不可否认的是,这一时期中国伊斯兰教亦受到伊斯兰世界各种思潮和运动的影响。
19世纪后期以来,伊斯兰现代主义、新传统主义、新苏非主义等思潮纷纷出现。这些新的思潮被中国朝觐者、留学生、学者和媒体介绍到中国来,对中国伊斯兰教法产生了深刻影响。教法的解释主体呈现出多元化倾向。
中华人民共和国成立至今,中国共产党的宗教信仰自由和民族区域自治政策得到了全面实施。伴随着这一翻天覆地的变化,中国穆斯林大众不再是历史上被安抚或被压制的臣民,也不再是被封建教权束缚的对象,作为中华人民共和国的公民,他们真正获得了与中华民族其他成员一样的平等权利,中国伊斯兰教也由此进入了一个新的发展阶段。
这一时期,穆斯林都能很好地实践教法律例。同时,穆斯林的宗教生活和风俗习惯得到了尊重,穆斯林以国家利益为重,努力遵守国家各项法律政策。国法大于教法的观念牢固树立起来。
在当代中国社会,特别是20世纪90年代以来,大部分穆斯林把主要精力放在发展经济、改变社会面貌和社会地位上。在新形势下,穆斯林群体的宗教实践活动表现出与以往不同的时代特色。这种变化的出现,一是受社会环境的影响,更多的则是伊斯兰教自身发展的需要。

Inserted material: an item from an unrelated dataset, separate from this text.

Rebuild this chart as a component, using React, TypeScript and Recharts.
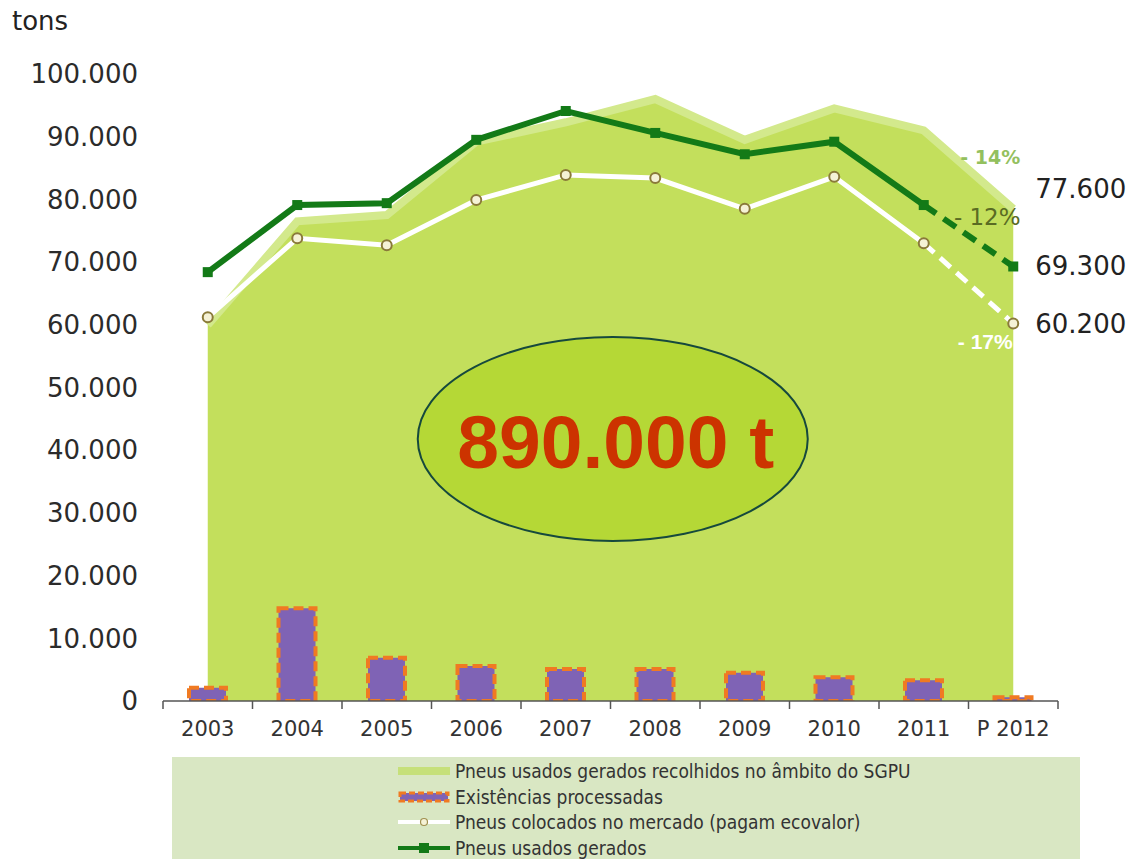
import React from "react";
import { ComposedChart, Area, Bar, Line, XAxis, YAxis, ReferenceDot } from "recharts";

const years = ["2003", "2004", "2005", "2006", "2007", "2008", "2009", "2010", "2011", "P 2012"];
// Pneus usados gerados recolhidos no âmbito do SGPU
const recolhidos = [60000, 76500, 77500, 89200, 92300, 96000, 89500, 94500, 91000, 78500];
// Existências processadas
const processadas = [2100, 14800, 6900, 5600, 5100, 5100, 4500, 3800, 3300, 600];
// Pneus colocados no mercado (pagam ecovalor)
const mercado = [61200, 73800, 72700, 79900, 83900, 83400, 78500, 83600, 73000, 60200];
// Pneus usados gerados
const gerados = [68400, 79100, 79400, 89500, 94100, 90600, 87200, 89200, 79100, 69300];
const yTicks = [0, 10000, 20000, 30000, 40000, 50000, 60000, 70000, 80000, 90000, 100000];
const lastReal = 8; // 2011 = last real year, 2012 is projected

const CHART_W = 1128;
const MARGIN = { top: 74, right: 70, bottom: 128, left: 0 };
const Y_W = 163;
const band = (CHART_W - MARGIN.right - MARGIN.left - Y_W) / years.length;

const data = years.map((year, i) => ({
  year,
  recolhidos: recolhidos[i],
  processadas: processadas[i],
  mercado: i <= lastReal ? mercado[i] : null,
  mercadoP: i >= lastReal ? mercado[i] : null,
  gerados: i <= lastReal ? gerados[i] : null,
  geradosP: i >= lastReal ? gerados[i] : null,
}));

const fmt = (v: number) => String(v).replace(/\B(?=(\d{3})+(?!\d))/g, ".");

const FONT = "'DejaVu Sans', Verdana, sans-serif";
const LEG_FONT = "'DejaVu Sans Condensed', 'DejaVu Sans', sans-serif";

// category label plus tick marks on the band edges
const YearTick = (p: any) => {
  const { x, y, payload, index } = p;
  const half = band / 2;
  return (
    <g>
      <line x1={x - half} y1={y} x2={x - half} y2={y + 8} stroke="#555" strokeWidth={1.5} />
      {index === years.length - 1 && <line x1={x + half} y1={y} x2={x + half} y2={y + 8} stroke="#555" strokeWidth={1.5} />}
      <text x={x} y={y + 20} dy="0.71em" textAnchor="middle" fontSize={21} fontFamily={FONT} fill="#333">{payload.value}</text>
    </g>
  );
};

const circleDot = (p: any) => {
  const { cx, cy, index, payload, dataKey } = p;
  if (cx == null || cy == null || payload[dataKey] == null) return <g key={`c-${dataKey}-${index}`} />;
  return <circle key={`c-${dataKey}-${index}`} cx={cx} cy={cy} r={5} fill="#f5f2d6" stroke="#8a7a3a" strokeWidth={2} />;
};

const squareDot = (p: any) => {
  const { cx, cy, index, payload, dataKey } = p;
  if (cx == null || cy == null || payload[dataKey] == null) return <g key={`s-${dataKey}-${index}`} />;
  return <rect key={`s-${dataKey}-${index}`} x={cx - 5} y={cy - 5} width={10} height={10} fill="#137a17" />;
};

// projected points: marker + value label + percent change
const mercadoEnd = (p: any) => {
  const { cx, cy, index } = p;
  if (index !== years.length - 1) return <g key={`me-${index}`} />;
  return (
    <g key={`me-${index}`}>
      {circleDot(p)}
      <text x={cx + 22} y={cy} dominantBaseline="central" fontSize={26} fontFamily={FONT} fill="#222">{fmt(mercado[index])}</text>
      <text x={cx - 28} y={cy + 18} textAnchor="middle" dominantBaseline="central" fontSize={21} fontWeight="bold" fontFamily="'Liberation Sans', Arial, sans-serif" fill="#ffffff">- 17%</text>
    </g>
  );
};

const geradosEnd = (p: any) => {
  const { cx, cy, index } = p;
  if (index !== years.length - 1) return <g key={`ge-${index}`} />;
  return (
    <g key={`ge-${index}`}>
      {squareDot(p)}
      <text x={cx + 22} y={cy} dominantBaseline="central" fontSize={26} fontFamily={FONT} fill="#222">{fmt(gerados[index])}</text>
      <text x={cx - 26} y={cy - 49} textAnchor="middle" dominantBaseline="central" fontSize={23} fontFamily={FONT} fill="#5a6b23">- 12%</text>
    </g>
  );
};

const areaEnd = (p: any) => {
  const { cx, cy, index } = p;
  if (index !== years.length - 1) return <g key={`ae-${index}`} />;
  return (
    <g key={`ae-${index}`}>
      <text x={cx + 22} y={cy - 20} dominantBaseline="central" fontSize={26} fontFamily={FONT} fill="#222">77.600</text>
      <text x={cx - 23} y={cy - 52} textAnchor="middle" dominantBaseline="central" fontSize={19} fontWeight="bold" fontFamily={FONT} fill="#93c05e">- 14%</text>
    </g>
  );
};

const totalBubble = (p: any) => {
  const { cx, cy } = p;
  const x = cx + 47;
  return (
    <g>
      <ellipse cx={x} cy={cy} rx={195} ry={102} fill="#b5d836" stroke="#16493d" strokeWidth={2} />
      <text x={x + 3} y={cy + 29} textAnchor="middle" fontSize={75} fontWeight="bold" fontFamily="'Liberation Sans', Arial, sans-serif" fill="#cc3300">890.000 t</text>
    </g>
  );
};

const legendItems = [
  { label: "Pneus usados gerados recolhidos no âmbito do SGPU", kind: "area" },
  { label: "Existências processadas", kind: "bar" },
  { label: "Pneus colocados no mercado (pagam ecovalor)", kind: "white" },
  { label: "Pneus usados gerados", kind: "green" },
];

const Swatch = ({ kind }: { kind: string }) => (
  <svg width={52} height={14} style={{ display: "block" }}>
    {kind === "area" && <rect x={0} y={3} width={52} height={8} fill="#c6e07a" />}
    {kind === "bar" && <rect x={2} y={3} width={48} height={8} fill="#7f63b5" stroke="#f07a22" strokeWidth={3} strokeDasharray="6 3" />}
    {kind === "white" && (
      <g>
        <line x1={0} y1={7} x2={52} y2={7} stroke="#ffffff" strokeWidth={4} />
        <circle cx={26} cy={7} r={3.5} fill="#f5f2d6" stroke="#a09050" strokeWidth={1.2} />
      </g>
    )}
    {kind === "green" && (
      <g>
        <line x1={0} y1={7} x2={52} y2={7} stroke="#137a17" strokeWidth={4} />
        <rect x={21} y={2} width={10} height={10} fill="#137a17" />
      </g>
    )}
  </svg>
);

export default function App() {
  return (
    <div style={{ position: "absolute", left: 0, top: 0, width: 1128, height: 859, background: "#fff", overflow: "hidden" }}>
      <div style={{ position: "absolute", left: 172, top: 757, width: 908, height: 102, background: "#d9e7c3" }}>
        {legendItems.map((it, i) => (
          <div key={it.label} style={{ position: "absolute", left: 226, top: 14 + i * 25.5 - 10, height: 20, display: "flex", alignItems: "center" }}>
            <Swatch kind={it.kind} />
            <span style={{ marginLeft: 5, fontFamily: LEG_FONT, fontSize: 19, color: "#333", whiteSpace: "nowrap" }}>{it.label}</span>
          </div>
        ))}
      </div>
      <div style={{ position: "absolute", left: 12, top: 6, fontFamily: FONT, fontSize: 26, color: "#222", lineHeight: "30px" }}>tons</div>
      <div style={{ position: "absolute", left: 0, top: 0 }}>
        <ComposedChart width={CHART_W} height={859} data={data} margin={MARGIN}>
          <XAxis
            dataKey="year"
            height={30}
            axisLine={{ stroke: "#555", strokeWidth: 1.5 }}
            tickLine={false}
            tickSize={0}
            tickMargin={0}
            interval={0}
            tick={YearTick}
          />
          <YAxis
            width={Y_W}
            domain={[0, 100000]}
            ticks={yTicks}
            interval={0}
            allowDataOverflow
            axisLine={false}
            tickLine={false}
            tickSize={0}
            tickMargin={25}
            tickFormatter={fmt}
            tick={{ fontSize: 26, fontFamily: FONT, fill: "#2b2b2b" }}
          />
          <Area
            type="linear"
            dataKey="recolhidos"
            fill="#c3df5c"
            fillOpacity={1}
            stroke="#d3e98c"
            strokeWidth={8}
            dot={areaEnd}
            activeDot={false}
            isAnimationActive={false}
          />
          <Bar
            dataKey="processadas"
            barSize={37}
            fill="#7f63b5"
            stroke="#f07a22"
            strokeWidth={4}
            strokeDasharray="10 5"
            isAnimationActive={false}
          />
          <Line type="linear" dataKey="mercado" stroke="#ffffff" strokeWidth={5} dot={circleDot} activeDot={false} isAnimationActive={false} />
          <Line type="linear" dataKey="mercadoP" stroke="#ffffff" strokeWidth={5} strokeDasharray="14 8" dot={mercadoEnd} activeDot={false} isAnimationActive={false} />
          <Line type="linear" dataKey="gerados" stroke="#137a17" strokeWidth={6} dot={squareDot} activeDot={false} isAnimationActive={false} />
          <Line type="linear" dataKey="geradosP" stroke="#137a17" strokeWidth={6} strokeDasharray="15 9" dot={geradosEnd} activeDot={false} isAnimationActive={false} />
          <ReferenceDot x="2007" y={41800} r={0} shape={totalBubble} />
        </ComposedChart>
      </div>
    </div>
  );
}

总之,通过对唐宋蕃坊内伊斯兰教法以及蒙元、明清、民国至今伊斯兰教法的梳理,我们看出教法在中国的发展过程。自唐永徽二年(651年)伊斯兰教传入中国至唐中期,穆斯林皆依《古兰经》、先知穆罕默德的遗训及四大哈里发时期的教法理论为准则,穆斯林皆属逊尼一派。元代,随着“归化”穆斯林的增多,教法普传亦开始适应变化。元末至明清,教法基本是民族化和本土化了的宗教制度。从历史发展的角度看,管理机构应从实际出发,不以强制手段限制一种文化的生存和发展。作为宗教信仰之主体,现阶段穆斯林应发挥伊斯兰教法“创制”学说的优点和特长,使教法更易规范穆斯林的行为,而予以发展。